OBJECTIVE:
Return precisely the span of lines from the top of the material below to the line containing "from matplotlib.transforms import", both included. Pictures are excluded.

DATA PROVIDED:
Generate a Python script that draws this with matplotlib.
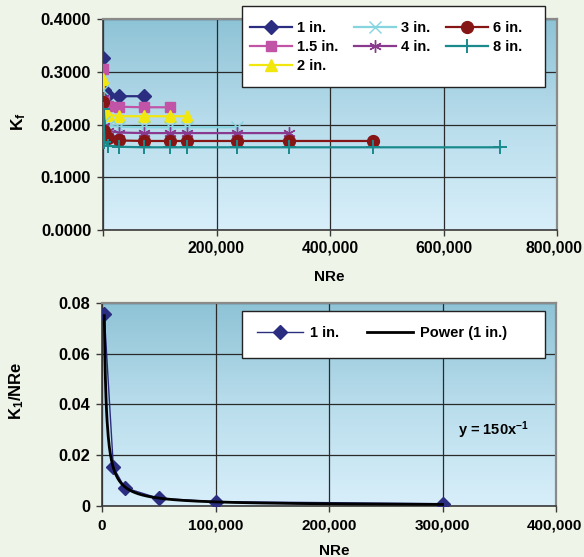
import numpy as np
import matplotlib
matplotlib.use("Agg")
import matplotlib.pyplot as plt
from matplotlib.patches import Rectangle
from matplotlib.transforms import ScaledTranslation

plt.rcParams['font.family'] = ['Liberation Sans', 'DejaVu Sans']
plt.rcParams['font.weight'] = 'bold'
plt.rcParams['mathtext.fontset'] = 'custom'
plt.rcParams['mathtext.rm'] = 'Liberation Sans:bold'
plt.rcParams['mathtext.it'] = 'Liberation Sans:bold'
plt.rcParams['mathtext.bf'] = 'Liberation Sans:bold'

# ---------------- data ----------------
nre_grid = [800, 2500, 9000, 28000, 72000, 118000, 148000, 237000, 327000, 476000, 700000]
sizes = ["1 in.", "1.5 in.", "2 in.", "3 in.", "4 in.", "6 in.", "8 in."]
kf_1in = [0.327, 0.266, 0.256, 0.254, 0.254]
kf_15in = [0.306, 0.245, 0.236, 0.234, 0.233, 0.233]
kf_2in = [0.287, 0.226, 0.219, 0.216, 0.216, 0.216, 0.216]
kf_3in = [0.265, 0.205, 0.198, 0.196, 0.195, 0.195, 0.195, 0.195]
kf_4in = [0.250, 0.198, 0.188, 0.185, 0.184, 0.184, 0.184, 0.184, 0.184]
kf_6in = [0.243, 0.187, 0.174, 0.170, 0.169, 0.169, 0.169, 0.169, 0.169, 0.169]
kf_8in = [0.230, 0.168, 0.160, 0.158, 0.157, 0.157, 0.157, 0.157, 0.157, 0.157, 0.157]

nre_1in = [2000, 10000, 20000, 50000, 100000, 300000]
k1_over_nre = [0.0755, 0.0152, 0.0071, 0.0029, 0.0016, 0.0008]
trend_coef = 150.0
trend_exp = -1.0

top_xticks = [0, 200000, 400000, 600000, 800000]
top_xlabels = ["", "200,000", "400,000", "600,000", "800,000"]
top_yticks = [0.0, 0.1, 0.2, 0.3, 0.4]
top_ylabels = ["0.0000", "0.1000", "0.2000", "0.3000", "0.4000"]
bot_xticks = [0, 100000, 200000, 300000, 400000]
bot_xlabels = ["0", "100,000", "200,000", "300,000", "400,000"]
bot_yticks = [0, 0.02, 0.04, 0.06, 0.08]
bot_ylabels = ["0", "0.02", "0.04", "0.06", "0.08"]

# ---------------- styles ----------------
W, H = 584, 557
fig = plt.figure(figsize=(W / 100, H / 100), dpi=100)
fig.patch.set_facecolor('#EFF4E8')

def px_rect(l, t, r, b):
    return [l / W, 1 - b / H, (r - l) / W, (b - t) / H]

grad_cmap = matplotlib.colors.LinearSegmentedColormap.from_list(
    'bg', ['#D8EFFA', '#B9DDEC', '#8EC3D6'])

def style_axes(ax, xlim, ylim):
    grad = np.linspace(0, 1, 256).reshape(-1, 1)
    ax.imshow(grad, cmap=grad_cmap, origin='lower', extent=(0, 1, 0, 1),
              transform=ax.transAxes, aspect='auto', zorder=-10)
    ax.set_xlim(*xlim)
    ax.set_ylim(*ylim)
    ax.grid(True, color='#2a2a2a', linewidth=0.9, zorder=0)
    ax.set_axisbelow(True)
    for s in ['top', 'right']:
        ax.spines[s].set_color('#8a8a8a')
        ax.spines[s].set_linewidth(1.6)
    for s in ['left', 'bottom']:
        ax.spines[s].set_color('#3a3a3a')
        ax.spines[s].set_linewidth(1.2)
    ax.tick_params(direction='out', length=4.5, width=1.0, color='#3a3a3a')

# ---------------- top chart ----------------
ax1 = fig.add_axes(px_rect(103, 19.3, 557, 230))
style_axes(ax1, (0, 800000), (0, 0.4))

series = [
    (kf_1in, '#2B2E80', 'D', 7, 1.6, None),
    (kf_15in, '#C254A8', 's', 6.5, 1.6, None),
    (kf_2in, '#F2E60F', '^', 8, 1.6, None),
    (kf_3in, '#86D4E0', 'x', 8, 1.6, 1.0),
    (kf_4in, '#8A3A8E', (6, 2, 0), 9, 1.6, 1.0),
    (kf_6in, '#861515', 'o', 8.5, 1.6, None),
    (kf_8in, '#1A8A8C', '+', 10, 1.6, 1.4),
]
handles = []
for (vals, col, mk, ms, lw, mew), lab in zip(series, sizes):
    kw = dict(color=col, marker=mk, markersize=ms, linewidth=lw,
              markerfacecolor=col, markeredgecolor=col, label=lab, zorder=3)
    if mew is not None:
        kw['markeredgewidth'] = mew
    h, = ax1.plot(nre_grid[:len(vals)], vals, **kw)
    handles.append(h)

ax1.set_xticks(top_xticks)
ax1.set_xticklabels(top_xlabels, fontsize=11.3, fontweight='bold')
ax1.set_yticks(top_yticks)
ax1.set_yticklabels(top_ylabels, fontsize=12, fontweight='bold')
ax1.tick_params(axis='x', pad=3)
ax1.tick_params(axis='y', pad=4)
last = ax1.get_xticklabels()[-1]
last.set_transform(last.get_transform() + ScaledTranslation(-2.5 / 72, 0, fig.dpi_scale_trans))

fig.text(329 / W, 1 - 276.7 / H, "NRe", ha='center', va='center',
         fontsize=11, fontweight='bold')
fig.text(19 / W, 1 - 122 / H, "K$_f$", ha='center', va='center',
         rotation=90, fontsize=12.5, fontweight='bold')

# top legend box
fig.patches.append(Rectangle((242 / W, 1 - 87 / H), 303 / W, 81 / H,
                             transform=fig.transFigure, facecolor='white',
                             edgecolor='#222222', linewidth=1.0, zorder=5))
leg1 = fig.legend(handles=handles, loc='upper left',
                  bbox_to_anchor=(250 / W, 1 - 21.5 / H), ncol=3,
                  frameon=False, borderpad=0, borderaxespad=0,
                  handlelength=2.9, handletextpad=0.3, columnspacing=1.1,
                  labelspacing=0.33, prop={'size': 10.5, 'weight': 'bold'})
leg1.set_zorder(6)

# ---------------- bottom chart ----------------
ax2 = fig.add_axes(px_rect(102, 303, 556, 505.7))
style_axes(ax2, (0, 400000), (0, 0.08))

xt = np.linspace(min(nre_1in), max(nre_1in), 600)
h_data, = ax2.plot(nre_1in, k1_over_nre, color='#2B2E80', marker='D',
                   markersize=7, linewidth=1.0, label='1 in.', zorder=3)
h_tr, = ax2.plot(xt, trend_coef * xt ** trend_exp, color='black',
                 linewidth=2.0, label='Power (1 in.)', zorder=4)

ax2.set_xticks(bot_xticks)
ax2.set_xticklabels(bot_xlabels, fontsize=11, fontweight='bold')
ax2.set_yticks(bot_yticks)
ax2.set_yticklabels(bot_ylabels, fontsize=11.8, fontweight='bold')
ax2.tick_params(axis='x', pad=5)
ax2.tick_params(axis='y', pad=4)
last2 = ax2.get_xticklabels()[-1]
last2.set_transform(last2.get_transform() + ScaledTranslation(-1 / 72, 0, fig.dpi_scale_trans))

fig.text(334 / W, 1 - 551 / H, "NRe", ha='center', va='center',
         fontsize=11, fontweight='bold')
fig.text(17 / W, 1 - 391 / H, "K$_1$/NRe", ha='center', va='center',
         rotation=90, fontsize=12, fontweight='bold')
fig.text(493 / W, 1 - 430 / H, "y = 150x$^{\u22121}$", ha='center', va='center',
         fontsize=10.5, fontweight='bold')

fig.patches.append(Rectangle((242 / W, 1 - 358 / H), 303 / W, 47.3 / H,
                             transform=fig.transFigure, facecolor='white',
                             edgecolor='#222222', linewidth=1.0, zorder=5))
leg2 = fig.legend(handles=[h_data, h_tr], loc='upper left',
                  bbox_to_anchor=(257 / W, 1 - 326 / H), ncol=2,
                  frameon=False, borderpad=0, borderaxespad=0,
                  handlelength=3.15, handletextpad=0.5, columnspacing=1.9,
                  prop={'size': 10.5, 'weight': 'bold'})
leg2.set_zorder(6)

fig.savefig('out.png', dpi=100, facecolor=fig.get_facecolor())
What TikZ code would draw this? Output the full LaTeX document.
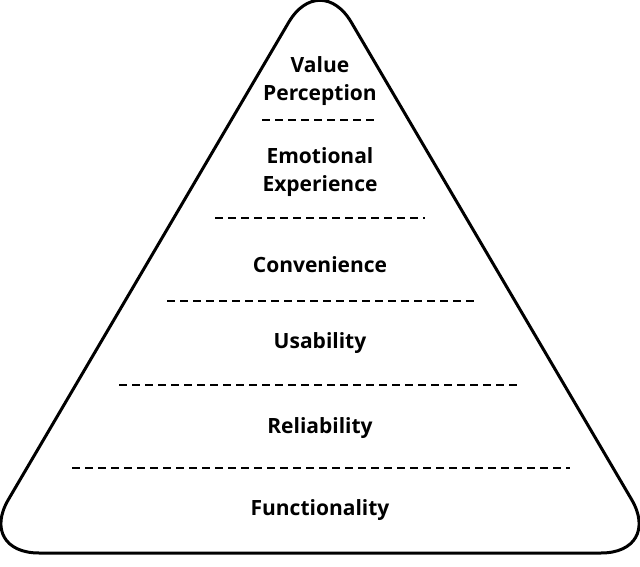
\documentclass[tikz,border=0pt]{standalone}
\usepackage{fontspec}
\setmainfont{Open Sans}
\usepackage{tikz}

\begin{document}
\begin{tikzpicture}[x=1pt, y=1pt]
  \def\pw{640} \def\ph{566}
  \tikzset{level/.style={font=\fontsize{21}{28}\selectfont\bfseries, align=center, inner sep=0pt}}
  \useasboundingbox (0,0) rectangle (\pw,\ph);
  % pyramid outline
  \draw[black, line width=3pt, rounded corners=62pt]
    (320,13) -- (663,13) -- (320,597) -- (-23,13) -- cycle;
  % separators between the levels
  \foreach \y/\a/\b in {446/262/378, 348/215/425, 265/167/474, 181/119/521, 98/72/570} {
    \draw[black, line width=2.8pt, dash pattern=on 8pt off 5pt] (\a,\y) -- (\b,\y);
  }
  \node[level] (value) at (320,485) {Value\\Perception};
  \node[level] (emotion) at (320,394) {Emotional\\Experience};
  \node[level] (convenience) at (320,301) {Convenience};
  \node[level] (usability) at (320,223) {Usability};
  \node[level] (reliability) at (320,138) {Reliability};
  \node[level] (function) at (320,56) {Functionality};
\end{tikzpicture}
\end{document}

WRITTEN RESPONSE:
Generate a Python script that draws this with matplotlib.
import numpy as np
import matplotlib
matplotlib.use("Agg")
import matplotlib.pyplot as plt
from matplotlib.patches import Rectangle
from matplotlib.transforms import ScaledTranslation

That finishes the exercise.